Begin with the first line below and retype each line exactly through the line containing "(a4) -- (a4t)". Any pictures are to be left out.

BEGIN Collected data

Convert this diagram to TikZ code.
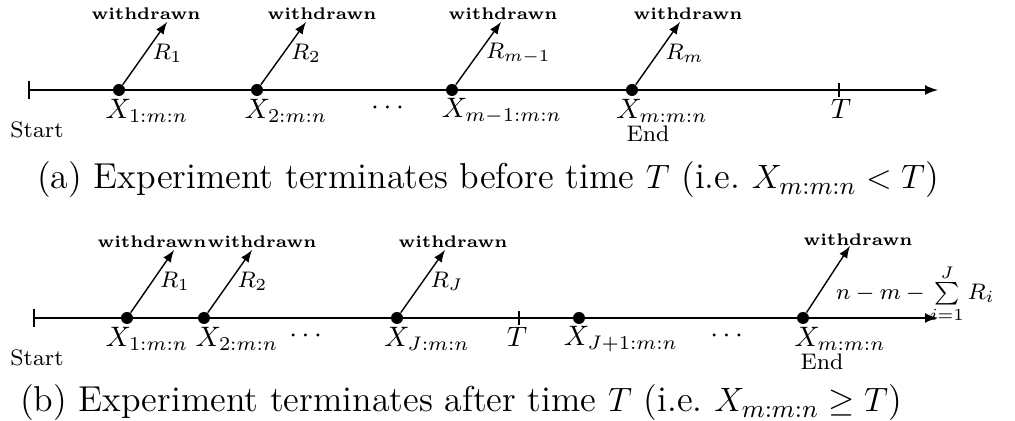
\documentclass[tikz,border=0pt]{standalone}
\usepackage{amsmath}
\usetikzlibrary{arrows,positioning}

\begin{document}
\begin{tikzpicture}[
  x=0.0125cm, y=-0.0125cm,
  axis/.style={|-latex, line width=0.6pt},
  obs/.style={circle, fill=black, inner sep=0pt, minimum size=0.15cm},
  wd/.style={-latex, line width=0.5pt},
  wdlabel/.style={font=\fontsize{6}{7}\selectfont\bfseries, inner sep=0pt},
  rlabel/.style={font=\footnotesize, inner sep=2.5pt},
  xlabel/.style={inner sep=0pt},
  tlabel/.style={font=\footnotesize, inner sep=0pt},
  caption/.style={font=\fontsize{12.8}{15}\selectfont, inner sep=0pt}
]
\useasboundingbox (0,0) rectangle (1015,421);

% (a) experiment terminates before T
\coordinate (sa) at (28,90);
\coordinate (ea) at (938,90);
\coordinate (ta) at (839,90);
\draw[axis] (sa) -- (ea);
\draw[line width=0.6pt] ([yshift=-2.5pt]ta) -- ([yshift=2.5pt]ta);

\node[obs] (a1) at (119,90) {};
\node[obs] (a2) at (257,90) {};
\node[obs] (a3) at (452,90) {};
\node[obs] (a4) at (632,90) {};

\coordinate (a1t) at ([shift={(48,-68)}]a1);
\coordinate (a2t) at ([shift={(49,-68)}]a2);
\coordinate (a3t) at ([shift={(49,-68)}]a3);
\coordinate (a4t) at ([shift={(48,-68)}]a4);

\draw[wd] (a1) -- (a1t) node[midway, right, rlabel] {$R_1$};
\draw[wd] (a2) -- (a2t) node[midway, right, rlabel] {$R_2$};
\draw[wd] (a3) -- (a3t) node[midway, right, rlabel] {$R_{m-1}$};
\draw[wd] (a4) -- (a4t) node[midway, right, rlabel] {$R_m$};

\node[wdlabel] (wa1) at (146,14) {withdrawn};
\node[wdlabel] (wa2) at (322,14) {withdrawn};
\node[wdlabel] (wa3) at (503,14) {withdrawn};
\node[wdlabel] (wa4) at (688,14) {withdrawn};

\node[xlabel] (xa1) at (147,111) {$X_{1:m:n}$};
\node[xlabel] (xa2) at (286,111) {$X_{2:m:n}$};
\node[xlabel] (dota) at (390,108) {$\cdots$};
\node[xlabel] (xa3) at (502,111) {$X_{m-1:m:n}$};
\node[xlabel] (xa4) at (662,111) {$X_{m:m:n}$};
\node[xlabel] (Ta) at (841,109) {$T$};
\node[tlabel] (starta) at (37,130) {Start};
\node[tlabel] (enda) at (648,134) {End};

\node[caption] (capa) at (488,180) {(a) Experiment terminates before time $T$ (i.e.\ $X_{m:m:n}<T$)};

% (b) experiment terminates after T
\coordinate (sb) at (33,318);
\coordinate (eb) at (938,318);
\coordinate (tb) at (519,318);
\draw[axis] (sb) -- (eb);
\draw[line width=0.6pt] ([yshift=-2.5pt]tb) -- ([yshift=2.5pt]tb);

\node[obs] (b1) at (127,318) {};
\node[obs] (b2) at (204,318) {};
\node[obs] (b3) at (397,318) {};
\node[obs] (b4) at (579,318) {};
\node[obs] (b5) at (803,318) {};

\coordinate (b1t) at ([shift={(47,-68)}]b1);
\coordinate (b2t) at ([shift={(48,-68)}]b2);
\coordinate (b3t) at ([shift={(48,-68)}]b3);
\coordinate (b5t) at ([shift={(47,-72)}]b5);

\draw[wd] (b1) -- (b1t) node[midway, right, rlabel] {$R_1$};
\draw[wd] (b2) -- (b2t) node[midway, right, rlabel] {$R_2$};
\draw[wd] (b3) -- (b3t) node[midway, right, rlabel] {$R_J$};
\draw[wd] (b5) -- (b5t) node[midway, right, rlabel, yshift=-5pt] {$n-m-\sum\limits_{i=1}^{J}R_i$};

\node[wdlabel] (wb1) at (152,242) {withdrawn};
\node[wdlabel] (wb2) at (262,242) {withdrawn};
\node[wdlabel] (wb3) at (453,242) {withdrawn};
\node[wdlabel] (wb5) at (858,240) {withdrawn};

\node[xlabel] (xb1) at (147,339) {$X_{1:m:n}$};
\node[xlabel] (xb2) at (237,339) {$X_{2:m:n}$};
\node[xlabel] (dotb1) at (308,336) {$\cdots$};
\node[xlabel] (xb3) at (427,339) {$X_{J:m:n}$};
\node[xlabel] (Tb) at (517,337) {$T$};
\node[xlabel] (xb4) at (621,339) {$X_{J+1:m:n}$};
\node[xlabel] (dotb2) at (729,336) {$\cdots$};
\node[xlabel] (xb5) at (840,339) {$X_{m:m:n}$};
\node[tlabel] (startb) at (37,358) {Start};
\node[tlabel] (endb) at (822,362) {End};

\node[caption] (capb) at (461,403) {(b) Experiment terminates after time $T$ (i.e.\ $X_{m:m:n}\geq T$)};
\end{tikzpicture}
\end{document}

END Collected data

> [Solved problem]:
Convert this diagram to TikZ code.
\documentclass[tikz,border=0pt]{standalone}
\usepackage{amsmath}
\usetikzlibrary{arrows,positioning}

\begin{document}
\begin{tikzpicture}[
  x=0.0125cm, y=-0.0125cm,
  axis/.style={|-latex, line width=0.6pt},
  obs/.style={circle, fill=black, inner sep=0pt, minimum size=0.15cm},
  wd/.style={-latex, line width=0.5pt},
  wdlabel/.style={font=\fontsize{6}{7}\selectfont\bfseries, inner sep=0pt},
  rlabel/.style={font=\footnotesize, inner sep=2.5pt},
  xlabel/.style={inner sep=0pt},
  tlabel/.style={font=\footnotesize, inner sep=0pt},
  caption/.style={font=\fontsize{12.8}{15}\selectfont, inner sep=0pt}
]
\useasboundingbox (0,0) rectangle (1015,421);

% (a) experiment terminates before T
\coordinate (sa) at (28,90);
\coordinate (ea) at (938,90);
\coordinate (ta) at (839,90);
\draw[axis] (sa) -- (ea);
\draw[line width=0.6pt] ([yshift=-2.5pt]ta) -- ([yshift=2.5pt]ta);

\node[obs] (a1) at (119,90) {};
\node[obs] (a2) at (257,90) {};
\node[obs] (a3) at (452,90) {};
\node[obs] (a4) at (632,90) {};

\coordinate (a1t) at ([shift={(48,-68)}]a1);
\coordinate (a2t) at ([shift={(49,-68)}]a2);
\coordinate (a3t) at ([shift={(49,-68)}]a3);
\coordinate (a4t) at ([shift={(48,-68)}]a4);

\draw[wd] (a1) -- (a1t) node[midway, right, rlabel] {$R_1$};
\draw[wd] (a2) -- (a2t) node[midway, right, rlabel] {$R_2$};
\draw[wd] (a3) -- (a3t) node[midway, right, rlabel] {$R_{m-1}$};
\draw[wd] (a4) -- (a4t) node[midway, right, rlabel] {$R_m$};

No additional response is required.